Have we taken inventory of it? Have we learned enduring lessons, especially ones we can pass on to our children in order to ensure that they avoid the consequence and sting of the same lessons?
I can think of one: People quickly forget that investing and speculating are not the same thing. It’s not a new lesson, but one we often learn through bitter experience instead of sweet avoidance.
In Charles Dickens’ third novel, "Nicholas Nickleby," the father of the Nickleby family, beset with the expenses of a growing family, “looked about him for the means of repairing his capital.” And then he looked to his wife for advice:
“Speculate with it," said Mrs. Nickleby.
"Spec-u-late, my dear?" said Mr. Nickleby, as though in doubt.
"Why not?" asked Mrs. Nickleby.
"Because, my dear, if we SHOULD lose it," rejoined Mr.

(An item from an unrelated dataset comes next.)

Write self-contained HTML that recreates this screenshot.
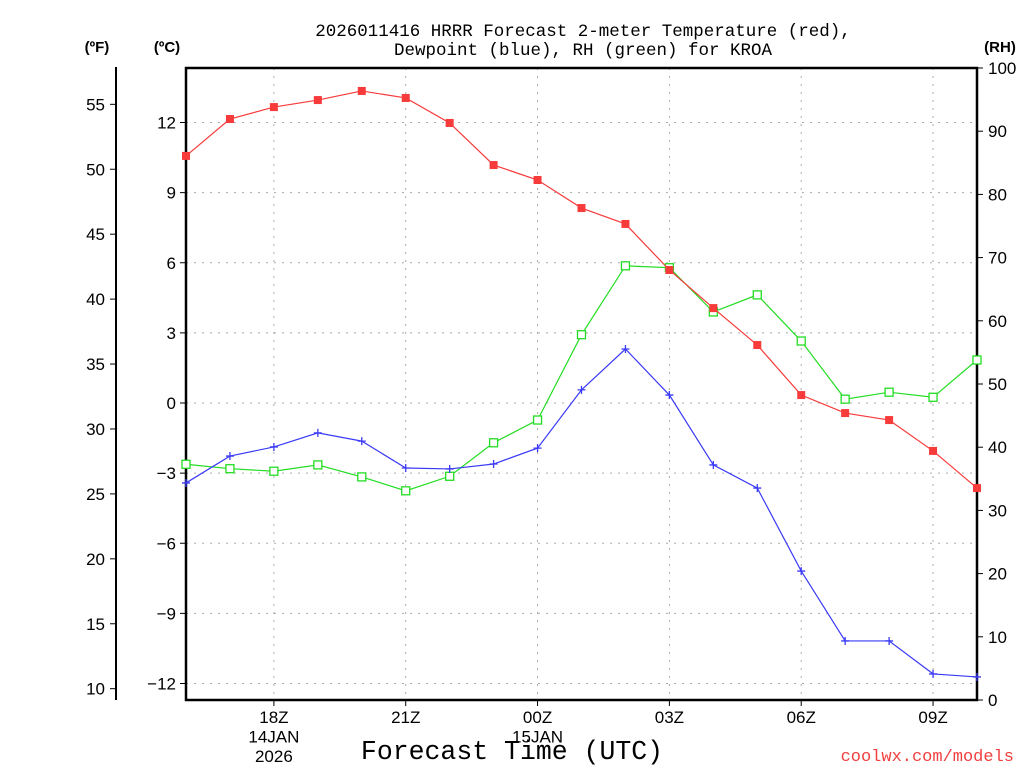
<!DOCTYPE html>
<html><head><meta charset="utf-8"><style>
body{margin:0;background:#fff;width:1024px;height:768px;overflow:hidden}
svg text{font-family:"Liberation Sans",sans-serif;fill:#000}
svg text.mono{font-family:"Liberation Mono",monospace}
</style></head><body>
<svg id="chart" width="1024" height="768" xmlns="http://www.w3.org/2000/svg">
<text class="mono" x="583" y="36" font-size="17.5" text-anchor="middle">2026011416 HRRR Forecast 2-meter Temperature (red),</text>
<text class="mono" x="583" y="55" font-size="17.5" text-anchor="middle">Dewpoint (blue), RH (green) for KROA</text>
<text x="97" y="52" font-size="15" font-weight="bold" text-anchor="middle">(ºF)</text>
<text x="167" y="52" font-size="15" font-weight="bold" text-anchor="middle">(ºC)</text>
<text x="1000" y="52" font-size="15" font-weight="bold" text-anchor="middle">(RH)</text>
<text class="mono" x="512" y="759" font-size="26.5" text-anchor="middle">Forecast Time (UTC)</text>
<text class="mono" x="1014" y="761" font-size="17" style="fill:#f04040" text-anchor="end">coolwx.com/models</text>
<g id="grid"></g><g id="axes"></g><g id="series"></g>
</svg>
<script>
const hours=["16Z","17Z","18Z","19Z","20Z","21Z","22Z","23Z","00Z","01Z","02Z","03Z","04Z","05Z","06Z","07Z","08Z","09Z","10Z"];
const tempC=[10.57,12.15,12.66,12.96,13.35,13.05,11.98,10.18,9.54,8.34,7.66,5.69,4.06,2.48,0.34,-0.43,-0.73,-2.05,-3.64];
const dewC=[-3.42,-2.27,-1.88,-1.28,-1.63,-2.78,-2.82,-2.61,-1.93,0.56,2.31,0.34,-2.65,-3.64,-7.19,-10.18,-10.18,-11.59,-11.72];
const rh=[37.3,36.6,36.2,37.2,35.3,33.1,35.4,40.7,44.3,57.8,68.7,68.4,61.4,64.1,56.8,47.6,48.7,47.9,53.8];
const cTicks=[12,9,6,3,0,-3,-6,-9,-12];
const fTicks=[55,50,45,40,35,30,25,20,15,10];
const rhTicks=[0,10,20,30,40,50,60,70,80,90,100];
const xLabels=[[2,"18Z","14JAN","2026"],[5,"21Z"],[8,"00Z","15JAN"],[11,"03Z"],[14,"06Z"],[17,"09Z"]];
const L=186,R=977,T=68,B=700;
const x=i=>L+i*(R-L)/(hours.length-1);
const yC=c=>403-c*23.375;
const yF=f=>yC((f-32)/1.8);
const yRH=r=>B-r*(B-T)/100;
const NS="http://www.w3.org/2000/svg";
function mk(tag,attrs,parent,txt){const e=document.createElementNS(NS,tag);for(const k in attrs)e.setAttribute(k,attrs[k]);if(txt!==undefined)e.textContent=txt;document.getElementById(parent).appendChild(e);return e;}
cTicks.forEach(c=>{const e=mk('line',{x1:L,x2:R,y1:yC(c),y2:yC(c),stroke:'#aaa','stroke-dasharray':'2 6'},'grid');

});
xLabels.forEach(l=>{const e=mk('line',{x1:x(l[0]),x2:x(l[0]),y1:T,y2:B,stroke:'#aaa','stroke-dasharray':'2 6'},'grid');

});
let e=mk('rect',{x:L,y:T,width:R-L,height:B-T,fill:'none',stroke:'#000','stroke-width':2.5},'axes');


e=mk('line',{x1:116,x2:116,y1:67,y2:700,stroke:'#000','stroke-width':2},'axes');


cTicks.forEach(c=>{mk('line',{x1:L-6,x2:L,y1:yC(c),y2:yC(c),stroke:'#000'},'axes');
const t=mk('text',{x:L-10,y:yC(c)+6,'font-size':17,'text-anchor':'end'},'axes',c<0?'\u2212'+(-c):String(c));

});
fTicks.forEach(f=>{mk('line',{x1:110,x2:116,y1:yF(f),y2:yF(f),stroke:'#000'},'axes');
const t=mk('text',{x:105,y:yF(f)+6,'font-size':17,'text-anchor':'end'},'axes',String(f));

});
rhTicks.forEach(r=>{mk('line',{x1:R,x2:R+6,y1:yRH(r),y2:yRH(r),stroke:'#000'},'axes');
const t=mk('text',{x:988,y:yRH(r)+6,'font-size':17},'axes',String(r));

});
xLabels.forEach(l=>{mk('line',{x1:x(l[0]),x2:x(l[0]),y1:B,y2:B+6,stroke:'#000'},'axes');
l.slice(1).forEach((s,k)=>{const t=mk('text',{x:x(l[0]),y:723+k*19.5,'font-size':17,'text-anchor':'middle'},'axes',s);

});});
function series(vals,yf,color,marker,name){
const pts=vals.map((v,i)=>x(i)+','+yf(v)).join(' ');
const p=mk('polyline',{points:pts,fill:'none',stroke:color,'stroke-width':1.2},'series');


vals.forEach((v,i)=>{const cx=x(i),cy=yf(v);let m;
if(marker==='fill')m=mk('rect',{x:cx-4,y:cy-4,width:8,height:8,fill:color},'series');
else if(marker==='open')m=mk('rect',{x:cx-4,y:cy-4,width:8,height:8,fill:'#fff',stroke:color,'stroke-width':1.3},'series');
else m=mk('path',{d:`M${cx-4} ${cy}H${cx+4}M${cx} ${cy-4}V${cy+4}`,stroke:color,'stroke-width':1.3},'series');

});}
series(rh,yRH,'#22dd22','open','rh');
series(tempC,yC,'#f73a3a','fill','temperature');
series(dewC,yC,'#3a3af7','plus','dewpoint');
</script>
</body></html>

Nickleby, who was a slow and time-taking speaker, "if we SHOULD lose it, we shall no longer be able to live, my dear."
"Fiddle," said Mrs. Nickleby.
In the end, Mr. Nickleby bet the farm. As Dickens explains:
“Speculation is a round game; the players see little or nothing of their cards at first starting; gains MAY be great — and so may losses. The run of luck went against Mr. Nickleby. A mania prevailed, a bubble burst, four stockbrokers took villa residences at Florence, four hundred nobodies were ruined, and among them, Mr. Nickleby."

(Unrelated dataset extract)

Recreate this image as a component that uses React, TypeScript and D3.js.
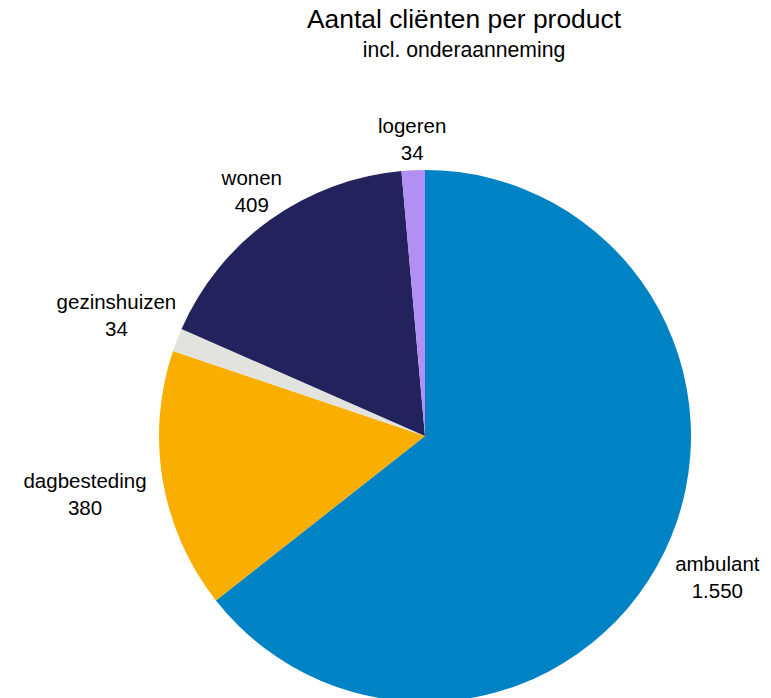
import React from "react";
import * as d3 from "d3";

// Client counts per product (incl. subcontracting)
const categories = ["ambulant", "dagbesteding", "gezinshuizen", "wonen", "logeren"];
const values = [1550, 380, 34, 409, 34];
const colors = ["#0083C4", "#F9AE00", "#E2E3DF", "#24225C", "#B18FF3"];

const titleText = "Aantal cliënten per product";
const subtitleText = "incl. onderaanneming";

// Layout
const WIDTH = 771;
const HEIGHT = 698;
const CX = 425;
const CY = 436;
const RADIUS = 266;
// distance from pie centre to each label block, per slice
const labelRadius = [325, 345, 331, 297, 290];
const LINE_GAP = 27;
const SIDE_DROP = 7; // side labels sit a little lower than the radial point
const FONT = "'Liberation Sans', Arial, Helvetica, sans-serif";

const nl = d3.formatLocale({
  decimal: ",",
  thousands: ".",
  grouping: [3],
  currency: ["€ ", ""],
});
const fmt = nl.format(",");

export default function App() {
  const pie = d3
    .pie<number>()
    .sort(null)
    .value((d) => d)
    .startAngle(0)
    .endAngle(2 * Math.PI);
  const arcs = pie(values);
  const arc = d3.arc<d3.PieArcDatum<number>>().innerRadius(0).outerRadius(RADIUS);

  return (
    <svg
      width={WIDTH}
      height={HEIGHT}
      style={{ position: "absolute", left: 0, top: 0, background: "#fff" }}
      fontFamily={FONT}
    >
      <text x={464} y={28} textAnchor="middle" fontSize={26.4} fill="#000">
        {titleText}
      </text>
      <text x={464} y={57} textAnchor="middle" fontSize={21.2} fill="#000">
        {subtitleText}
      </text>
      <g transform={`translate(${CX},${CY})`}>
        {arcs.map((a, i) => (
          <path key={categories[i]} d={arc(a) || ""} fill={colors[i]} />
        ))}
        {arcs.map((a, i) => {
          const mid = (a.startAngle + a.endAngle) / 2;
          const r = labelRadius[i];
          const x = Math.sin(mid) * r;
          const y = -Math.cos(mid) * r + SIDE_DROP * Math.abs(Math.sin(mid));
          return (
            <g key={"lbl-" + categories[i]} fontSize={20.5} fill="#000" textAnchor="middle">
              <text x={x} y={y - LINE_GAP / 2}>{categories[i]}</text>
              <text x={x} y={y + LINE_GAP / 2}>{fmt(values[i])}</text>
            </g>
          );
        })}
      </g>
    </svg>
  );
}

I wish those words — “A mania prevailed, a bubble burst four hundred nobodies were ruined” — could be etched in stone as a superscription above the thresholds of our homes. “Ever learning, and never able to come to a knowledge of the truth” is the phrase that keeps sounding. Is it the love of money that is responsible for successive rounds of irrational exuberance? I suppose it is.
How do we pass on life’s financial lessons? First, we have to learn them ourselves. Mr. Nickleby passed through the experience, but it was too late to reverse the consequences, which his family was left to bear upon his sudden death. Dickens knew all too well about the corrosive and destructive effects of speculation and debt. His own father went to debt prison and the family joined the ranks of the anonymous poor.

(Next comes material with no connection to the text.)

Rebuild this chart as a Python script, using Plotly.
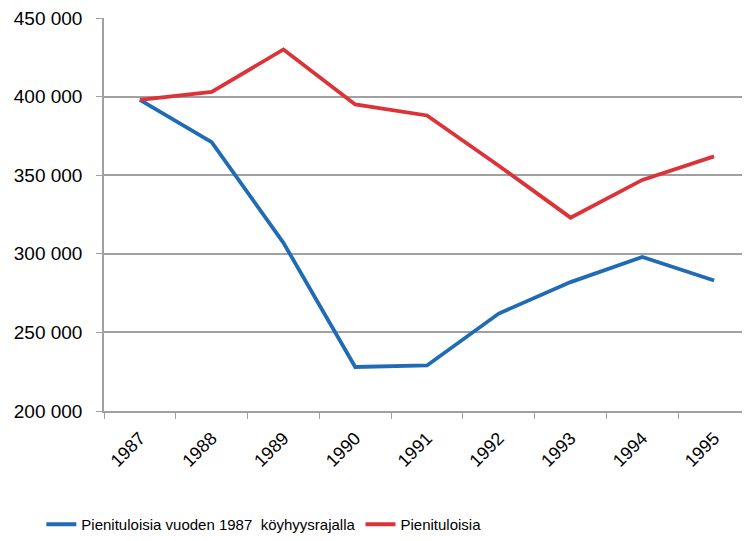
import plotly.graph_objects as go

years = ["1987", "1988", "1989", "1990", "1991", "1992", "1993", "1994", "1995"]
poor_1987_line = [398000, 371000, 307000, 228000, 229000, 262000, 282000, 298000, 283000]
poor = [398000, 403000, 430000, 395000, 388000, 356000, 323000, 347000, 362000]
y_ticks = [200000, 250000, 300000, 350000, 400000, 450000]
y_tick_text = ["200 000", "250 000", "300 000", "350 000", "400 000", "450 000"]

fig = go.Figure()
fig.add_trace(go.Scatter(x=years, y=poor_1987_line, mode="lines",
                         name="Pienituloisia vuoden 1987  köyhyysrajalla",
                         line=dict(color="#1F6BB5", width=3.8)))
fig.add_trace(go.Scatter(x=years, y=poor, mode="lines",
                         name="Pienituloisia",
                         line=dict(color="#DC3339", width=3.8)))

fig.update_layout(
    width=742, height=533,
    margin=dict(l=96, r=0, t=10, b=125),
    paper_bgcolor="white", plot_bgcolor="white",
    font=dict(family="Liberation Sans, Arial, sans-serif", size=18, color="#000000"),
    showlegend=True,
    legend=dict(orientation="h", x=-0.097, xanchor="left", y=-0.29, yanchor="middle",
                font=dict(size=15), itemwidth=30, tracegroupgap=0),
    xaxis=dict(type="category", tickangle=-45, showgrid=False,
               showline=True, linecolor="#A0A0A0", linewidth=1.5,
               ticks="outside", tickson="boundaries", ticklen=6, tickcolor="#A0A0A0",
               tickfont=dict(size=18), range=[-0.5, 8.5], ticklabelstandoff=8),
    yaxis=dict(range=[200000, 450020], tickvals=y_ticks, ticktext=y_tick_text,
               ticklabeloverflow="allow", ticklabelstandoff=10,
               showgrid=True, gridcolor="#A0A0A0", gridwidth=1.5,
               showline=True, linecolor="#A0A0A0", linewidth=1.5,
               ticks="outside", ticklen=6, tickcolor="#A0A0A0",
               tickfont=dict(size=19), zeroline=False),
)

fig.write_html("out.html")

The abiding lesson here is to accept the premise that investing is a discipline not a game. It requires analysis, logic and the placing of a measured bet based on calculated risk. People forget this truth in every generation.
An outstanding example of this is Facebook and its recent initial public offering. The company generates nearly $4 billion in annual revenues from advertising. At the time of the IPO, the company was valued at almost 100 times current earnings. I ask you: On what basis can the company be valued to the stratosphere? On the basis that somehow Zuckerberg and his team will find new ways to leverage the platform’s near billion-person user base to find new revenue streams? That is precisely the heroic assumption being made. But we really don’t know how or where those billions in yet unrealized revenue will appear. Do we?